Protected area in Western Australia

Queen Victoria Spring Nature Reserve is a protected area managed by the Department of Parks and Wildlife and is located approximately 200 km east of Kalgoorlie in the Great Victoria Desert in the Goldfields-Esperance region of Western Australia.

The explorer Ernest Giles named the spring in September 1875 as a part of the first successful east–west crossing from South Australia to the coast of Western Australia. At the time the spring was full of water, which was a great relief to him after spending 17 days without water. In 1891, the Elder Scientific Exploring Expedition, arrived at the spring hoping to fing water but instead found it dry.

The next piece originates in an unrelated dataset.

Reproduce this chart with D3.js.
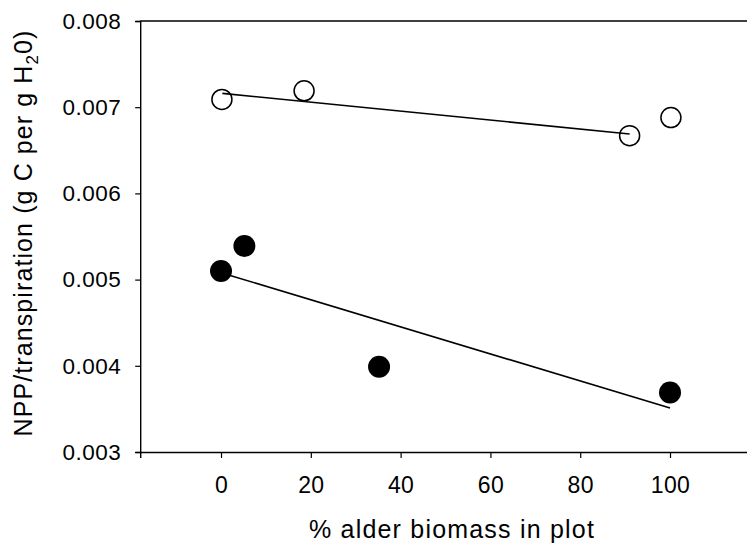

The spring itself is at -30.427, 123.5744.

The park was gazetted on 21 August 1970 as a Class A nature reserve and encompasses an area of approximately 212600 ha.

The western portion of the reserve lies in the Western Australian mulga shrublands ecoregion (Murchison bioregion), and the eastern portion is in the Great Victoria Desert.

The north eastern part of the reserve is composed of sand plains and sand dunes with occasional salt pans with red-brown soils. The south west is composed of more complex soils with gently undulating plains with some outcrops of rocks, the soils are alkaline red earth underlain by limestone or with limestone nodules found just under the soil layer.

Two rare vertebrates; Southern Marsupial Mole (Notoryctes typhlops) and Mulgara (Dasycercus cristicauda) have both been collected from around the spring. Rare flora including species of Eremophila are also found within the park.